このたびのこの安部首相の泥縄式の人事を見ても、安部首相の指導者としての「人を見る眼」に深刻な懸念を抱かざるを得ない。少なくとも、前の小泉首相のときは、幹事長に武部勤氏を据え、金融相、あるいは財務相には慶応大学の教授だった竹中平蔵氏を内閣に組み入れて、かねてからの持論であった「郵政改革」断行しようとした。また、作家の猪瀬直樹氏を道路民営化諮問会議の議員に採用するなどしてそれなりに事態の打開を図ろうとした。それらはいずれもきわめて中途半端な成果に終わったとはいえ、そこには小泉純一郎氏の「人を見る眼」というか直覚的な政治的な勘が、小泉氏なりの見識が働いていたと思う。


「英雄のみが英雄を知る」とか「燕雀いずくんぞ鴻鵠の志を知らんや」とか「下僕に英雄はいない」ということわざがあるが、それらは要するに、人は誰でも自分の器量に応じてしか他人を判断できないということである。同等以上の人物については、判断能力は及ばない。これは類は友を呼ぶということでもある。ある人間を判断するのに、その人の奥さんや友達を見ればその人となりがわかるように、安部晋三氏の人としての資質は、安部内閣を構成する政治家たちを見れば大体わかる。そして、今回の新人事で、小池百合子新防衛相を通して安部首相を資質を見てみると、安部内閣の成立以降もこの九ヶ月ウォッチングを続けてきて、残念ながらもうこれ以上に、安倍晋三氏に期待はできないという思いが強い。


しかし、自民党に彼に代わる人材はいない。政界にもいるようには思えない。それほどに日本の政界には、いや政界だけではなく、ちょうど香川県の早明浦ダムのように、日本国全体に真の英雄が、すぐれた人材が枯渇し始めているのかも知れない。これこそ、日本国の真の危機というべきだろうか。


少なくとも一国の国防の軍事指導者は並みの人物で務まるポストではない。高度の見識、経験、能力を必要とする。国民から尊敬され憧憬される軍隊を持たない国家に品位と安定はない。その人事を誤れば、潜在敵国からは侮られ、同盟国からは不信を買い、部下の軍人武官からは軽侮を買って、その文民統治の原則にもひびを入れかねない。安部政権については「論功行賞のお友達内閣」とうわさされてもいるようだけれど、安倍首相の頭の中にある選択肢に、志方俊之氏や森本敏氏などの名前が浮かぶことはなかったのだろうか。

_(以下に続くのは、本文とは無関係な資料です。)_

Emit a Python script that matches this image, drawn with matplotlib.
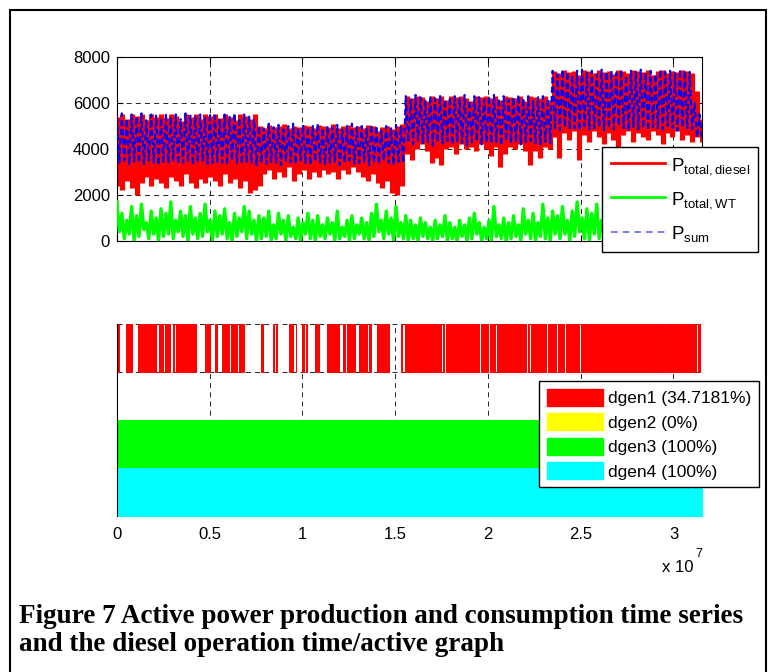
import numpy as np
import matplotlib.pyplot as plt
from matplotlib.lines import Line2D
from matplotlib.patches import Patch, Rectangle

T_END = 3.1536e7  # one year in seconds

# top panel: one max/min pair per time step, W
diesel_hi = [5400, 5500, 5300, 5500, 5450, 5500, 5250, 5500, 5400, 5500,
             5350, 5500, 5450, 5200, 5500, 5400, 5500, 5300, 5500, 5450,
             5500, 5350, 5500, 5400, 5250, 5500, 5450, 5300, 5500,
             5000, 4900, 5050, 4950, 5000, 5100, 4900, 5000, 4950, 5050, 5000,
             4900, 5050, 5000, 4950, 5100, 4900, 5000, 5050, 4950, 5000,
             4900, 5050, 5000, 4800, 4950, 5000, 4850, 5000, 5100,
             6300, 6200, 6300, 6250, 6100, 6300, 6200, 6300, 6150, 6300,
             6250, 6300, 6200, 6100, 6300, 6250, 6300, 6200, 6300, 6150,
             6300, 6250, 6200, 6300, 6100, 6300, 6250, 6200, 6300, 6150,
             7400, 7300, 7450, 7350, 7400, 7200, 7450, 7400, 7300, 7450,
             7350, 7400, 7250, 7450, 7400, 7300, 7450, 7400, 7350, 7450,
             7200, 7400, 7450, 7300, 7400, 7350, 7450, 7400, 7300,
             6500, 5300]
diesel_lo = [2400, 2200, 2600, 2300, 2000, 2500, 2800, 2400, 2700, 2500,
             2300, 2800, 2600, 2400, 2900, 2500, 2300, 2700, 2500, 2800,
             2600, 2400, 2900, 2500, 2700, 2300, 2600, 2100, 2200, 2400,
             2900, 3100, 2700, 3000, 2800, 3200, 2600, 2900, 3100, 2700,
             3000, 2800, 3100, 2900, 3000, 2700, 3100, 2900, 3200, 3000,
             2800, 2600, 2900, 2500, 2300, 2600, 2100, 2000, 2400,
             3800, 3500, 4000, 4200, 3900, 3400, 3600, 3300, 4000, 4100,
             3800, 4200, 4000, 4100, 3900, 4200, 4000, 3700, 4100, 3200,
             3800, 4100, 4000, 4200, 3900, 3300, 3900, 3600, 4100, 4000,
             4500, 3600, 4700, 4400, 4800, 3500, 4600, 4300, 4800, 4500,
             4200, 4700, 4400, 3900, 4600, 4800, 4300, 4700, 4500, 4400,
             4800, 4600, 4200, 4700, 4500, 4800, 4400, 4600, 4300,
             4500, 4300]

psum_hi = [5450, 5550, 5300, 5500, 5400, 5550, 5250, 5500, 5450, 5350,
           5550, 5400, 5500, 5300, 5550, 5450, 5400, 5500, 5350, 5550,
           5450, 5300, 5500, 5400, 5550, 5350, 5500, 5450, 5300,
           5000, 4900, 5100, 4950, 5050, 4850, 5000, 5100, 4900, 5050,
           4950, 5000, 5100, 4900, 5000, 4950, 5050, 4850, 5000, 5100,
           4950, 5000, 4900, 5050, 5000, 4800, 5000, 4900, 5050, 5000,
           6300, 6150, 6350, 6250, 6100, 6300, 6200, 6350, 6150, 6250,
           6300, 6200, 6350, 6100, 6300, 6250, 6150, 6300, 6350, 6200,
           6300, 6150, 6250, 6350, 6200, 6300, 6100, 6250, 6300, 6200,
           7400, 7250, 7450, 7350, 7200, 7400, 7450, 7300, 7400, 7250,
           7450, 7350, 7400, 7300, 7450, 7200, 7400, 7350, 7450, 7300,
           7400, 7250, 7450, 7350, 7400, 7300, 7450, 7400, 7350,
           6000, 5500]
psum_lo = [3400, 3500, 3300, 3450, 3400, 3350, 3500, 3400, 3300, 3450,
           3400, 3500, 3350, 3400, 3450, 3300, 3400, 3500, 3350, 3400,
           3450, 3400, 3300, 3500, 3400, 3350, 3450, 3400, 3300,
           3400, 3350, 3450, 3400, 3300, 3450, 3400, 3350, 3500, 3400,
           3300, 3450, 3400, 3350, 3400, 3450, 3300, 3400, 3500, 3350,
           3400, 3450, 3300, 3400, 3350, 3500, 3400, 3300, 3450, 3400,
           4300, 4200, 4350, 4250, 4300, 4150, 4300, 4250, 4350, 4200,
           4300, 4250, 4150, 4300, 4350, 4200, 4300, 4250, 4300, 4150,
           4350, 4250, 4300, 4200, 4300, 4350, 4250, 4200, 4300, 4250,
           4900, 4800, 4950, 4850, 4900, 4800, 5000, 4850, 4900, 4950,
           4800, 4900, 4850, 5000, 4900, 4800, 4950, 4850, 4900, 4800,
           4950, 4900, 4850, 5000, 4900, 4800, 4950, 4900, 4850,
           4500, 4400]

wt_hi = [1700, 1200, 900, 1500, 1100, 1600, 800, 1300, 1000, 1400,
         1200, 1700, 900, 1300, 1100, 1500, 1000, 1200, 1600, 900,
         1300, 1100, 1400, 800, 1200, 1000, 1500, 1300, 900, 1100,
         1000, 1300, 700, 1200, 900, 1100, 600, 1000, 800, 1200,
         900, 1100, 700, 1000, 800, 1300, 600, 900, 1100, 700,
         1000, 800, 1200, 1600, 900, 1300, 1000, 1500, 800, 1100,
         900, 700, 1000, 800, 600, 900, 700, 1100, 800, 600,
         900, 700, 1000, 1200, 800, 600, 900, 1500, 700, 1000,
         800, 1100, 700, 1400, 900, 1200, 800, 1600, 1000, 1300,
         1100, 1500, 900, 1300, 1700, 1000, 1400, 1200, 1600, 900,
         1300, 1000, 1500, 1200, 900, 1400, 1100, 1600, 1000, 1300,
         1200, 1500, 900, 1400, 1100, 1300, 1600, 1000, 1500, 1200]
wt_lo = [400, 100, 300, 0, 200, 500, 100, 300, 0, 200,
         300, 100, 400, 200, 0, 300, 100, 200, 400, 0,
         200, 300, 100, 0, 200, 400, 100, 300, 0, 100,
         200, 0, 100, 300, 0, 200, 100, 0, 300, 100,
         0, 200, 100, 300, 0, 100, 200, 0, 100, 300,
         100, 0, 200, 400, 100, 300, 0, 200, 100, 0,
         100, 0, 200, 100, 0, 100, 200, 0, 100, 0,
         200, 0, 100, 300, 0, 100, 0, 200, 100, 0,
         100, 200, 0, 300, 100, 0, 200, 100, 0, 300,
         100, 300, 0, 200, 400, 100, 0, 300, 100, 200,
         0, 300, 100, 200, 0, 400, 100, 200, 300, 0,
         200, 100, 300, 0, 200, 400, 100, 300, 0, 200]

# diesel on periods (start, end) in units of 1e7 s
dgen1_on = [(0.007, 0.012), (0.050, 0.063), (0.068, 0.083), (0.111, 0.122),
            (0.131, 0.140), (0.146, 0.154), (0.162, 0.171), (0.176, 0.187),
            (0.194, 0.211), (0.225, 0.234), (0.238, 0.246), (0.261, 0.270),
            (0.273, 0.288), (0.300, 0.309), (0.316, 0.335), (0.342, 0.360),
            (0.369, 0.383), (0.390, 0.401), (0.405, 0.428), (0.473, 0.482),
            (0.486, 0.504), (0.527, 0.540), (0.567, 0.581), (0.590, 0.606),
            (0.616, 0.626), (0.630, 0.648), (0.657, 0.670), (0.675, 0.684),
            (0.779, 0.786), (0.840, 0.848), (0.855, 0.862), (0.927, 0.936),
            (0.945, 0.950), (0.963, 0.967), (0.999, 1.008), (1.017, 1.026),
            (1.065, 1.080), (1.085, 1.089), (1.134, 1.146), (1.152, 1.197),
            (1.218, 1.229), (1.242, 1.283), (1.305, 1.319), (1.326, 1.350),
            (1.359, 1.368), (1.404, 1.416), (1.425, 1.449), (1.458, 1.467),
            (1.530, 1.535), (1.551, 1.584), (1.589, 1.602), (1.607, 1.616),
            (1.625, 1.724), (1.731, 1.749), (1.755, 1.764), (1.773, 1.809),
            (1.818, 1.854), (1.859, 1.935), (1.940, 1.953), (1.962, 2.001),
            (2.012, 2.021), (2.026, 2.039), (2.048, 2.084), (2.090, 2.183),
            (2.188, 2.205), (2.214, 2.222), (2.232, 2.268), (2.273, 2.313),
            (2.322, 2.367), (2.376, 2.411), (2.421, 2.492), (2.502, 2.543),
            (2.550, 2.619), (2.627, 2.916), (2.924, 2.951), (2.957, 3.105),
            (3.113, 3.119), (3.132, 3.144)]
dgen2_on = [(0.0, 0.0)]
dgen3_on = [(0.0, 3.1536)]
dgen4_on = [(0.0, 3.1536)]
dgen_labels = ['dgen1 (34.7181%)', 'dgen2 (0%)', 'dgen3 (100%)', 'dgen4 (100%)']
dgen_colors = ['#ff0000', '#ffff00', '#00ff00', '#00ffff']

x_ticks = [0, 0.5, 1, 1.5, 2, 2.5, 3]
y_ticks = [0, 2000, 4000, 6000, 8000]

plt.rcParams['font.family'] = ['Liberation Sans', 'DejaVu Sans']
plt.rcParams['font.size'] = 12

fig = plt.figure(figsize=(7.68, 6.72), dpi=100)

grid_kw = dict(color='black', linestyle=(0, (6, 5)), linewidth=0.6)

# ---- power time series
ax1 = fig.add_axes([0.1523, 0.6414, 0.7617, 0.2738])
t = np.linspace(0, T_END, len(diesel_hi))
t2 = np.linspace(0, T_END, 2 * len(psum_hi))
psum = np.column_stack([psum_hi, psum_lo]).ravel()
wt = np.column_stack([wt_hi, wt_lo]).ravel()

ax1.vlines(t, diesel_lo, diesel_hi, color='red', linewidth=3.7, zorder=2)
ax1.plot(t2, wt, color='#00ff00', linewidth=2.4, zorder=3)
ax1.plot(t2, psum, color='blue', linewidth=1.5, linestyle=(0, (3, 1.5)), zorder=4)

ax1.set_xlim(0, T_END)
ax1.set_ylim(0, 8000)
ax1.set_yticks(y_ticks)
ax1.set_xticks([v * 1e7 for v in x_ticks])
ax1.set_xticklabels([])
ax1.tick_params(direction='in', top=True, right=True, length=4, pad=5)
ax1.grid(True, **grid_kw)
for s in ax1.spines.values():
    s.set_linewidth(0.8)

handles = [Line2D([], [], color='red', lw=2),
           Line2D([], [], color='#00ff00', lw=2),
           Line2D([], [], color='#6666ff', lw=1.2, linestyle=(0, (4, 3)))]
names = [r'$\mathregular{P_{total,diesel}}$', r'$\mathregular{P_{total,WT}}$',
         r'$\mathregular{P_{sum}}$']
leg1 = fig.legend(handles, names, loc='upper left', bbox_to_anchor=(0.784, 0.781),
                  fontsize=13.5, frameon=True, fancybox=False, edgecolor='black',
                  framealpha=1, handlelength=2.9, handletextpad=0.3,
                  labelspacing=0.7, borderpad=0.45, borderaxespad=0)
leg1.get_frame().set_linewidth(1.0)

# ---- diesel on/off bands
ax2 = fig.add_axes([0.1523, 0.2321, 0.7617, 0.2857])
bands = [dgen1_on, dgen2_on, dgen3_on, dgen4_on]
for k, ivals in enumerate(bands):
    xr = [(a * 1e7, (b - a) * 1e7) for a, b in ivals]
    ax2.broken_barh(xr, (3 - k, 1), facecolors=dgen_colors[k],
                    edgecolor=dgen_colors[k], linewidth=0.7, zorder=2)

ax2.set_xlim(0, T_END)
ax2.set_ylim(0, 4)
ax2.set_yticks([0, 1, 2, 3, 4])
ax2.set_yticklabels([])
ax2.set_xticks([v * 1e7 for v in x_ticks])
ax2.set_xticklabels(['%g' % v for v in x_ticks])
ax2.tick_params(direction='in', length=0, pad=8)
ax2.grid(True, **grid_kw)
ax2.set_axisbelow(True)
for side in ['top', 'right', 'bottom']:
    ax2.spines[side].set_visible(False)
ax2.spines['left'].set_linewidth(0.8)

patches = [Patch(facecolor=c, edgecolor=c) for c in dgen_colors]
leg2 = fig.legend(patches, dgen_labels, loc='upper left',
                  bbox_to_anchor=(0.702, 0.433), fontsize=12.5, frameon=True,
                  fancybox=False, edgecolor='black', framealpha=1,
                  handlelength=3.2, handleheight=1.1, handletextpad=0.3,
                  labelspacing=0.42, borderpad=0.45, borderaxespad=0)
leg2.get_frame().set_linewidth(1.0)

fig.text(662 / 768, 1 - 567 / 672, 'x 10', ha='left', va='center', fontsize=12)
fig.text(695 / 768, 1 - 554 / 672, '7', ha='left', va='center', fontsize=9)

# caption and frame
cap_kw = dict(family='Liberation Serif', weight='bold', fontsize=19.5,
              ha='left', va='baseline')
fig.text(19 / 768, 1 - 623 / 672,
         'Figure 7 Active power production and consumption time series', **cap_kw)
fig.text(19 / 768, 1 - 651 / 672,
         'and the diesel operation time/active graph', **cap_kw)

fig.patches.append(Rectangle((10 / 768, -0.02), 756 / 768, 1.005,
                             transform=fig.transFigure, fill=False,
                             edgecolor='black', linewidth=1.5))

fig.savefig('out.png', dpi=100)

人事に同じ失敗は許されない。

「日本国の洗濯」は他の誰かを指導者に選ぶことによって、また、もう少し遠い先の課題として、期待すべきかも知れない。さしあたっては、現在の自民党と公明党による連立内閣与党を、まず野に下して壊し、それを契機に、自民党を結党以前の自由党と民主党に分割分離して、自由主義と民主主義の理念の実現を、それぞれ自由党と民主党に担わせる。それによって、日本においてもまともな政党政治を実現させてゆくことだと思う。来る参議院選挙を日本の政治の再編成の始まりにしたいものだ。日本の政治家たちにも、茶番劇のお笑いはこの程度にしてもらい、子供の政治から大人の政治へと、品位と落ち着きと本当のユーモアの余裕の政治を早く見せてほしい。